Mark Duggan’s funeral took place in one of the poorest parts of London. One might have expected a landscape of bleak estates, broken windows and impressive graffiti. But this kind of grit-chic is another romantic urban construction, generated in the studio for music videos. There is certainly nothing like it in Tottenham in late summer. On the contrary, the traces of its rural and prosperous past are splendidly visible at this time, in both parks and streets, where the vast mature Willows, Oaks and Ash dominate the landscape. Wood Green also carries the memory of a prosperous suburban history. ‘Arcadia Gardens’ is not a fiction – or not on the pot anyway. That really is the name of the road.

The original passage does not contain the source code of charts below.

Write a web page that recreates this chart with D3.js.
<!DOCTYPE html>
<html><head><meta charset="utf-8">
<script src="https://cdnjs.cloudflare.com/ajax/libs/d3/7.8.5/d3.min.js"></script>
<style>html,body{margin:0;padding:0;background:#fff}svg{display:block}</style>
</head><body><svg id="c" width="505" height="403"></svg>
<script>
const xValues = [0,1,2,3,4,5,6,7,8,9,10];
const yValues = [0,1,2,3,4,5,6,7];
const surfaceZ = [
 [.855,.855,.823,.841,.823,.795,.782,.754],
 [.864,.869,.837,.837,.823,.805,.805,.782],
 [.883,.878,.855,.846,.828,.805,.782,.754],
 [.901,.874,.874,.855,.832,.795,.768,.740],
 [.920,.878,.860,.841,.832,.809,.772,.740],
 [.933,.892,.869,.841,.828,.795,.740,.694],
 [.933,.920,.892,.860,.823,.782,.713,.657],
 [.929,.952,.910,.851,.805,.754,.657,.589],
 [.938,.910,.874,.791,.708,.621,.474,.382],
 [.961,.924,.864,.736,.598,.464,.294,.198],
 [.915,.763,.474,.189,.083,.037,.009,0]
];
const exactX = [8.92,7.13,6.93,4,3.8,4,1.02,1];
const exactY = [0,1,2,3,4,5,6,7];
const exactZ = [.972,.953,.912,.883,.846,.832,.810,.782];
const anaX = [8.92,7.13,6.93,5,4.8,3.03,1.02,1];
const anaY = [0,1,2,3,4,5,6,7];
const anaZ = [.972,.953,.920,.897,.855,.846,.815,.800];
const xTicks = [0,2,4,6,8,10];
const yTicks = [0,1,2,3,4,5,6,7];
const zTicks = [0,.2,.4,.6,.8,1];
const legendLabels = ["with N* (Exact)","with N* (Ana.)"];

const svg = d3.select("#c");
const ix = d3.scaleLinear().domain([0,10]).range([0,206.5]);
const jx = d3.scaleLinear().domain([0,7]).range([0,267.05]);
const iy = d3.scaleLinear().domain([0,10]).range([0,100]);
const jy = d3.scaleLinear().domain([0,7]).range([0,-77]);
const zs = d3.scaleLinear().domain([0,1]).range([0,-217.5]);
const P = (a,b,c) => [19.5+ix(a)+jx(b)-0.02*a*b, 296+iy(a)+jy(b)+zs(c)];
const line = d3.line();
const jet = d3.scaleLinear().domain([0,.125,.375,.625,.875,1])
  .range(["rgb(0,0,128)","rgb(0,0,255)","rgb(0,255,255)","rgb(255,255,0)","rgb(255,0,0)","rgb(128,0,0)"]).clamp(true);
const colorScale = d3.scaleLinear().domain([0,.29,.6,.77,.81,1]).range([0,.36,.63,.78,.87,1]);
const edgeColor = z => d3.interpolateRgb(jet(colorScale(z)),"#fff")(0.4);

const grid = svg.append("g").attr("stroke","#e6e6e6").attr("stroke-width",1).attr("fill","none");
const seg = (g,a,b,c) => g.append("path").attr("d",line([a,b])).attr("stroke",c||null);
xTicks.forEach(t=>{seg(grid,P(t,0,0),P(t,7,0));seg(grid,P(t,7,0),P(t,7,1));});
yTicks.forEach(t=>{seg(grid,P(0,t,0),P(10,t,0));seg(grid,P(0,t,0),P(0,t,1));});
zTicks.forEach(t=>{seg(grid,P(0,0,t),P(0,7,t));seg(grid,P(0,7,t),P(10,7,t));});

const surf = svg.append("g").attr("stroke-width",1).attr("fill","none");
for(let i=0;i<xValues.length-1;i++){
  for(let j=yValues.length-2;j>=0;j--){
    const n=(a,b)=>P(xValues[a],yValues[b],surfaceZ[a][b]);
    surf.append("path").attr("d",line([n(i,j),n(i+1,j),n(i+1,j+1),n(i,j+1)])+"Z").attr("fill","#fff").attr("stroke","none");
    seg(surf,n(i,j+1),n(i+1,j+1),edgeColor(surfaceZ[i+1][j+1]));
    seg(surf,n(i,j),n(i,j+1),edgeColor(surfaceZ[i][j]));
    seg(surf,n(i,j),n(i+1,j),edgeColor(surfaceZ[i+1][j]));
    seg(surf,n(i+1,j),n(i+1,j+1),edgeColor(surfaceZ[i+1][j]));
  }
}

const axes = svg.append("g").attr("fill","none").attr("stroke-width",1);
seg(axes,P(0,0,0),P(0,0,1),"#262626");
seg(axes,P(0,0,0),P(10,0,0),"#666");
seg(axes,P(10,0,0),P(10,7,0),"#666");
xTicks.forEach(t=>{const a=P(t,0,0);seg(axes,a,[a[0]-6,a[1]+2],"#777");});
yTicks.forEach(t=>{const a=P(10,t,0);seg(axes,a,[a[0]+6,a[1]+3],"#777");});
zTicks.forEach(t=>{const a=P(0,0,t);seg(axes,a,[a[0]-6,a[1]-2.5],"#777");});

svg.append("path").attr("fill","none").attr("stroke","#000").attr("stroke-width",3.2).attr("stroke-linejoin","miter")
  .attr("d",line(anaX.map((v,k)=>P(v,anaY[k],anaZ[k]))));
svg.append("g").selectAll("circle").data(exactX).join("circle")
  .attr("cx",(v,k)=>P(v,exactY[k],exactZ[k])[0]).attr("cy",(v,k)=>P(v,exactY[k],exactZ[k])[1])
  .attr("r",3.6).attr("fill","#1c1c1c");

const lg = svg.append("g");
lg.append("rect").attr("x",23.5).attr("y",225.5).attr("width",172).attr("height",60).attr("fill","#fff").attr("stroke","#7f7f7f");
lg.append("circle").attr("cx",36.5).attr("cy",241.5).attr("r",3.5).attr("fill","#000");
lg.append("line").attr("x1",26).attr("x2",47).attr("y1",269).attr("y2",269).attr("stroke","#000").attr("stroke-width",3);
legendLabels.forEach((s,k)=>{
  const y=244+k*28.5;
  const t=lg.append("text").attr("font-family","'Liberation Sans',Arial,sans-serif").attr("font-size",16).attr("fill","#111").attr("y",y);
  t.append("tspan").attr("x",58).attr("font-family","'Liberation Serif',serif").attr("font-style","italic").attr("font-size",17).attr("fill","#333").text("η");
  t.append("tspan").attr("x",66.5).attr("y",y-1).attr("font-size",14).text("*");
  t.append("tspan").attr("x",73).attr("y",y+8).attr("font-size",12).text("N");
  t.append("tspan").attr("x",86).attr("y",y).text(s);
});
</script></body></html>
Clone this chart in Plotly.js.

Landscape does, however, become a part of the political analysis of spectacular inequality if we compare the image of the Royal couple in the Aston Martin in the Mall with the remarkably similar image of Tottenham Hale, where Duggan was shot. The low horizon lines are similar and both images are framed with abundantly leafy trees. While the Aston Martin and balloons are the decorative feature of the royal landscape, the road at Tottenham Hale appears to go nowhere and the only decoration is the cascade of synthetic flowers adorning the railings, a shrine to the ‘fallen soldier,’ or rehabilitated ‘saint.’